— START —
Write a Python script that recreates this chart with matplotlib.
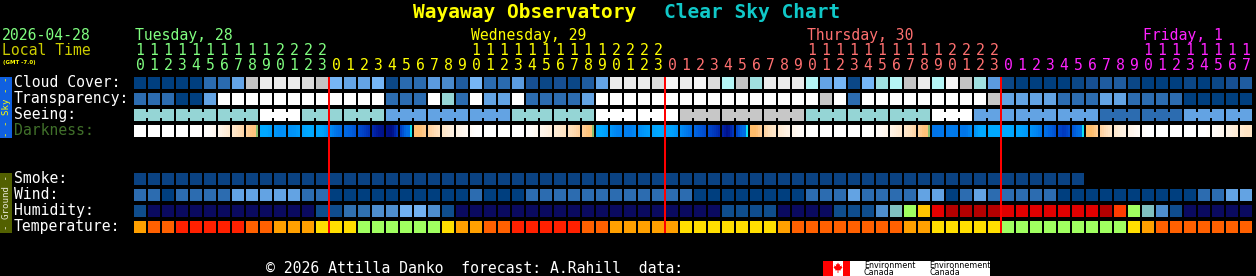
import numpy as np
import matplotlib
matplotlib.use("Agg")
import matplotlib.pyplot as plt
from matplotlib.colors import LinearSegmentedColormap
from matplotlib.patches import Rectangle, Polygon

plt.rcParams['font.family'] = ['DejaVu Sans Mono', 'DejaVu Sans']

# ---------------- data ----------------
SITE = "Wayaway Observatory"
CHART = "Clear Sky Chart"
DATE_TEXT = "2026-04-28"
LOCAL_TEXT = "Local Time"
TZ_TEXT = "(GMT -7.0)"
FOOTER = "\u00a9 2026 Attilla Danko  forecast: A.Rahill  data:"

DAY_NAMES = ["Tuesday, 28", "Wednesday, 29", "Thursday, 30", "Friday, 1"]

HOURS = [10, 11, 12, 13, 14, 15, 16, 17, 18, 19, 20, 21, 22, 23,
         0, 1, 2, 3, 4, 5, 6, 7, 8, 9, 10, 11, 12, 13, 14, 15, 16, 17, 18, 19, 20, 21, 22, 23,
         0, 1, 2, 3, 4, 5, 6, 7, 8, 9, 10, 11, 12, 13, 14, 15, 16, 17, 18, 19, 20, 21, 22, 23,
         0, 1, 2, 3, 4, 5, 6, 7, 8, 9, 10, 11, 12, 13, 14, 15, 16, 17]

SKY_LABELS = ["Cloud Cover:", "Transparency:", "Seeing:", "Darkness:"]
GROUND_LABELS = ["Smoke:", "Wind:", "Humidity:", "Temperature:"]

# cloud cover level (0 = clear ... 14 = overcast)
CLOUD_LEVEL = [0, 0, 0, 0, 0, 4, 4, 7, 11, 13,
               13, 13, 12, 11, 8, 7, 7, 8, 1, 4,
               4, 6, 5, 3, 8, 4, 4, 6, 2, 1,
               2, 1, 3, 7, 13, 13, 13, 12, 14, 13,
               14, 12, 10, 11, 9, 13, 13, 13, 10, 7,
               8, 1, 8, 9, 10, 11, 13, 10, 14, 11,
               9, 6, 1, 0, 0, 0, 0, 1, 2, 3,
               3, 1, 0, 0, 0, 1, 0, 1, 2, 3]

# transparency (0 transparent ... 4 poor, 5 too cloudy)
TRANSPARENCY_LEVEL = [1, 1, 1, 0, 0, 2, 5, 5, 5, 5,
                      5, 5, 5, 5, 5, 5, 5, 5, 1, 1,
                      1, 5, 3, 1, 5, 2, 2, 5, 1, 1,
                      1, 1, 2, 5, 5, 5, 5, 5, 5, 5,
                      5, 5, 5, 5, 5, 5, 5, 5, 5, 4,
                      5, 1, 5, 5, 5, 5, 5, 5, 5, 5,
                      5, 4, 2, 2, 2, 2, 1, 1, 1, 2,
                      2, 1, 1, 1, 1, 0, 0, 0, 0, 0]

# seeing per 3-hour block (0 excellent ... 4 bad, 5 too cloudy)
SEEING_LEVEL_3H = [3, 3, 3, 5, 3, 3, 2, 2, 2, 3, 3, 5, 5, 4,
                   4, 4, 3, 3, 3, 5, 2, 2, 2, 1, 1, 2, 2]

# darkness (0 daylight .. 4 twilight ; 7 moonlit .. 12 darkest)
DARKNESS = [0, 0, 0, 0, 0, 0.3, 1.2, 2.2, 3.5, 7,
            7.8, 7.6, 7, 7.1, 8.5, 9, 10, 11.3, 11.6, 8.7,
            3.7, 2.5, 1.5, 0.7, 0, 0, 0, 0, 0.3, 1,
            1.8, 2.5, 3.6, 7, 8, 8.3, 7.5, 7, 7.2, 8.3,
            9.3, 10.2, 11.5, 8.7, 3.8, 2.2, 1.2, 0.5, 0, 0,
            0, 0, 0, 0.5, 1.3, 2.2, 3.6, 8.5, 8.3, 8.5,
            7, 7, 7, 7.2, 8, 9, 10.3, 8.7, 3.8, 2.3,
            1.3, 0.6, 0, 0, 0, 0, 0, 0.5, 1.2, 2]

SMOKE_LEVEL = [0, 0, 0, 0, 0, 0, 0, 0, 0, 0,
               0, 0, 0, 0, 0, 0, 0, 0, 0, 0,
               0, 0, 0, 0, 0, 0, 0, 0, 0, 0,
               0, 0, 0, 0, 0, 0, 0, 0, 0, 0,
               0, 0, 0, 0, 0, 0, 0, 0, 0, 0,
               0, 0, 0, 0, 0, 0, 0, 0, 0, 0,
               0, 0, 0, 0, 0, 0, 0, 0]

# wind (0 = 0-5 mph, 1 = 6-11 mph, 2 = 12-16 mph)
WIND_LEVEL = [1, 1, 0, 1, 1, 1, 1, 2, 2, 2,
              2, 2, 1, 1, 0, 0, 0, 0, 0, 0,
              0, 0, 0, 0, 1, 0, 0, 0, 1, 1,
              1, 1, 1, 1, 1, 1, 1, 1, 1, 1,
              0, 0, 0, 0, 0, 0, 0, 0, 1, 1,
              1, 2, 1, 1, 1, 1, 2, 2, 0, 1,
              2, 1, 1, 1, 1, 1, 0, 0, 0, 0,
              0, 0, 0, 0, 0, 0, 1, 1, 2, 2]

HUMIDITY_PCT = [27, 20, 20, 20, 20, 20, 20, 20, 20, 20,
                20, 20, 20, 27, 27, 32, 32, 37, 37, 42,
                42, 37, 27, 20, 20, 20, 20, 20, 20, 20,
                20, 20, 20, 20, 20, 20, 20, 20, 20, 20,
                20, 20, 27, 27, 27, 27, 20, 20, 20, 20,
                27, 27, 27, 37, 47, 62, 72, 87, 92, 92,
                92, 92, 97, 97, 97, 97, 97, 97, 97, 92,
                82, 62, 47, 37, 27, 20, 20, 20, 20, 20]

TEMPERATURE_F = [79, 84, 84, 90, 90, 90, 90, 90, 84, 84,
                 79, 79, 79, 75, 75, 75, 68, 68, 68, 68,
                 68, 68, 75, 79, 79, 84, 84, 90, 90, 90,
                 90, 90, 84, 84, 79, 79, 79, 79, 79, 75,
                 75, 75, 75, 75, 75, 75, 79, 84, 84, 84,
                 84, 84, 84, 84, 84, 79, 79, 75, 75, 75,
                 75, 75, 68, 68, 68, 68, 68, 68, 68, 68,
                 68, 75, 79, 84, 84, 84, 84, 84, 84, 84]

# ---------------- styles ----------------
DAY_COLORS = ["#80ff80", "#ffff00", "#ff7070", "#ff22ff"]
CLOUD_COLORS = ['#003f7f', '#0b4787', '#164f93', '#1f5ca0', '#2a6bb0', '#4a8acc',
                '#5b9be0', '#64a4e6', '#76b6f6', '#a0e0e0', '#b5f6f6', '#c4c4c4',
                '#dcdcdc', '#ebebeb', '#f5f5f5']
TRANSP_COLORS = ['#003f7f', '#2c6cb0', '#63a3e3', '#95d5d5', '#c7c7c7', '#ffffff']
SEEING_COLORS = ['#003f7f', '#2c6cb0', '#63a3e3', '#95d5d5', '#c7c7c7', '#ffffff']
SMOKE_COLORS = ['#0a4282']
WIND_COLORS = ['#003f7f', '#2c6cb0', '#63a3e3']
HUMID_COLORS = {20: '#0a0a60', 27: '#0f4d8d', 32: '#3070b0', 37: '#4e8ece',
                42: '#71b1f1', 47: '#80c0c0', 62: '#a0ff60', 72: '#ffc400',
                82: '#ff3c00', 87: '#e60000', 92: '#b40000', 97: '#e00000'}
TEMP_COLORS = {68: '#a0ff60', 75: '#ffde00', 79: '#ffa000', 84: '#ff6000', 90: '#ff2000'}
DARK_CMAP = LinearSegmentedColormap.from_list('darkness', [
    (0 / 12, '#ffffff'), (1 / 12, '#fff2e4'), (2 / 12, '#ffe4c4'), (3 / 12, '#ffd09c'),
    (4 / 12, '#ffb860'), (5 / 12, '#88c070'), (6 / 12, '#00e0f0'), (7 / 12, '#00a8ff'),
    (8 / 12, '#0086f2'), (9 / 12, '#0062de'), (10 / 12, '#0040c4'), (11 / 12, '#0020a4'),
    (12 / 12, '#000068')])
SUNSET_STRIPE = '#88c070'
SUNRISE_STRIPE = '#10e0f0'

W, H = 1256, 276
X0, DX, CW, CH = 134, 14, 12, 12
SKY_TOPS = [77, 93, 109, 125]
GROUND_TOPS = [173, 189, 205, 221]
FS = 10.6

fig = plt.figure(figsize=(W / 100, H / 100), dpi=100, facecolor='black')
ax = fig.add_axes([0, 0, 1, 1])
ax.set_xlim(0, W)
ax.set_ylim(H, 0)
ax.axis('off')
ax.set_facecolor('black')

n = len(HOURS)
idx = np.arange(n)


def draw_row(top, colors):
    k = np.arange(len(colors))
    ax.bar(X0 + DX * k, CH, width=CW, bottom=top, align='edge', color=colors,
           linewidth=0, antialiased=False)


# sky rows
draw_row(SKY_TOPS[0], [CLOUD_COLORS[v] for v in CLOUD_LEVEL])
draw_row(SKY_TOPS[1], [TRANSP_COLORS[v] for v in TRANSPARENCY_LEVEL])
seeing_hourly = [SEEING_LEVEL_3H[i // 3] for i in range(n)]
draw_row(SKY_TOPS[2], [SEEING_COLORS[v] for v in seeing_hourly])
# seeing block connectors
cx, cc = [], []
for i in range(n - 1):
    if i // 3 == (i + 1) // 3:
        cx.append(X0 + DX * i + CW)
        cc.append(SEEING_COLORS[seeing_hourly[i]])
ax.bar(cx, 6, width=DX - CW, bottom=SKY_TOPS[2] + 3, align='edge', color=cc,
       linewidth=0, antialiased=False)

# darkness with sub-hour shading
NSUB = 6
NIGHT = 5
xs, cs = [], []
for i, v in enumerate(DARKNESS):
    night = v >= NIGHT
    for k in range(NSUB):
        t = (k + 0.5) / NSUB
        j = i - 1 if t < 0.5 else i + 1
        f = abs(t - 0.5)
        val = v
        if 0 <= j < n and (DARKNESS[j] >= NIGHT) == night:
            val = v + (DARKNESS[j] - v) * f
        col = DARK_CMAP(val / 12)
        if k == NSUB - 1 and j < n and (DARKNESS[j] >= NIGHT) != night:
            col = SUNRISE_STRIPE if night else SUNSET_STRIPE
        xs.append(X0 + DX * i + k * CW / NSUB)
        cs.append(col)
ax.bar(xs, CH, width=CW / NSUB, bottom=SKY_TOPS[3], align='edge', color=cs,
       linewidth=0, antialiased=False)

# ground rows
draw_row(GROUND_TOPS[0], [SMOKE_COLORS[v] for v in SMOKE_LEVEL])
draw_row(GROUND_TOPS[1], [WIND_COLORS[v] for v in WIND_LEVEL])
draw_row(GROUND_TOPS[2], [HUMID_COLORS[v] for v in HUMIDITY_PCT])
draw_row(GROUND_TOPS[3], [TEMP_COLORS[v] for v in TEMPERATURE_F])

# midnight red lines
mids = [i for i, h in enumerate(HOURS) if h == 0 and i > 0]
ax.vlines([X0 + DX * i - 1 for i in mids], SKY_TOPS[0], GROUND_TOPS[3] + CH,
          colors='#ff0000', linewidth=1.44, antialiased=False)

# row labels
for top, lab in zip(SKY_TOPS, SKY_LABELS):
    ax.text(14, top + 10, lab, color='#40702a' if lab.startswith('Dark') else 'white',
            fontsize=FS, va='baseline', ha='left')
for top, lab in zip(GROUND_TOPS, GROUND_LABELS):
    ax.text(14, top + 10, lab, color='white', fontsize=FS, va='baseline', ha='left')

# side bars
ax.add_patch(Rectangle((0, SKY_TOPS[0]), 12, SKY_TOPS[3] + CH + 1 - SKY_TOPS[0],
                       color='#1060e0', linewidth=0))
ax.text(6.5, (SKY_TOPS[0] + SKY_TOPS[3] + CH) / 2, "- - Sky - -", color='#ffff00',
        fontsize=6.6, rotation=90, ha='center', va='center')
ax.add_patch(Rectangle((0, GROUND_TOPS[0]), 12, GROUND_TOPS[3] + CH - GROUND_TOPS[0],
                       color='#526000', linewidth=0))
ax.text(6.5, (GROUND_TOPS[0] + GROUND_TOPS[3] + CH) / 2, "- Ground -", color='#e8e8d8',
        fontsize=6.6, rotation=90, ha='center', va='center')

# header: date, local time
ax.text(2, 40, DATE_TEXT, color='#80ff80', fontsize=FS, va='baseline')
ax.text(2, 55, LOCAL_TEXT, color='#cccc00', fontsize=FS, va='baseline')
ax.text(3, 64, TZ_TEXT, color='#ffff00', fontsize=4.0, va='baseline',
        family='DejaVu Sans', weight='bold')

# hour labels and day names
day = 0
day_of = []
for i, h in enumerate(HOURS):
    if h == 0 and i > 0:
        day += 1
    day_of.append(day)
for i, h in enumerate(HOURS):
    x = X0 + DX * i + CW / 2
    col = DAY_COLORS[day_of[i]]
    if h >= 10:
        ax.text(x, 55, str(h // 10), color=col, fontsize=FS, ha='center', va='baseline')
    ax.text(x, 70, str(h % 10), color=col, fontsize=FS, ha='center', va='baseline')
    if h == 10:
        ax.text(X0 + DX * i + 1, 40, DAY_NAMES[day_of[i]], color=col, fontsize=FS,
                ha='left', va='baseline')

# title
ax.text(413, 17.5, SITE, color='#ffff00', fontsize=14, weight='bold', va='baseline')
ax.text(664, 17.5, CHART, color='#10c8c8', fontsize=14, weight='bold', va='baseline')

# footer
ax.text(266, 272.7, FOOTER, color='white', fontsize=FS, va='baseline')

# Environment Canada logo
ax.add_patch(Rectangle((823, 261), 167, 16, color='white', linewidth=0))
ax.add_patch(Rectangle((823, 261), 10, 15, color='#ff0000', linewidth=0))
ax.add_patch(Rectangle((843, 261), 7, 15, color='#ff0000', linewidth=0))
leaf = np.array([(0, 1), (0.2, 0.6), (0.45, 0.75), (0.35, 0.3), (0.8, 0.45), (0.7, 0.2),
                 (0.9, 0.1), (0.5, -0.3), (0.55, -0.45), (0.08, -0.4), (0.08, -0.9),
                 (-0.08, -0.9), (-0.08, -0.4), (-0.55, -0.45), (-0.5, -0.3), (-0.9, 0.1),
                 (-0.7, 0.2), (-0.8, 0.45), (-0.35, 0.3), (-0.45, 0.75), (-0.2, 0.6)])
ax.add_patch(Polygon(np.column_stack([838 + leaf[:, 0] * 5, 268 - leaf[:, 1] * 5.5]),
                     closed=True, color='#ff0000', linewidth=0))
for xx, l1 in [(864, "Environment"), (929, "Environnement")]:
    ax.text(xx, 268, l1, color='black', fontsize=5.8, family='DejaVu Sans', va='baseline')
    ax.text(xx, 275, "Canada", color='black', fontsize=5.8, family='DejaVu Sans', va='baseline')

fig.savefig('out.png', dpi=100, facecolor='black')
— END —
*Problem to solve*. Transcribe exactly, with no pictures, the lines running from the first line of the material through the line holding "from matplotlib.patches import".

*Reply to the exercise*.
Write a Python script that recreates this chart with matplotlib.
import numpy as np
import matplotlib
matplotlib.use("Agg")
import matplotlib.pyplot as plt
from matplotlib.colors import LinearSegmentedColormap
from matplotlib.patches import Rectangle, Polygon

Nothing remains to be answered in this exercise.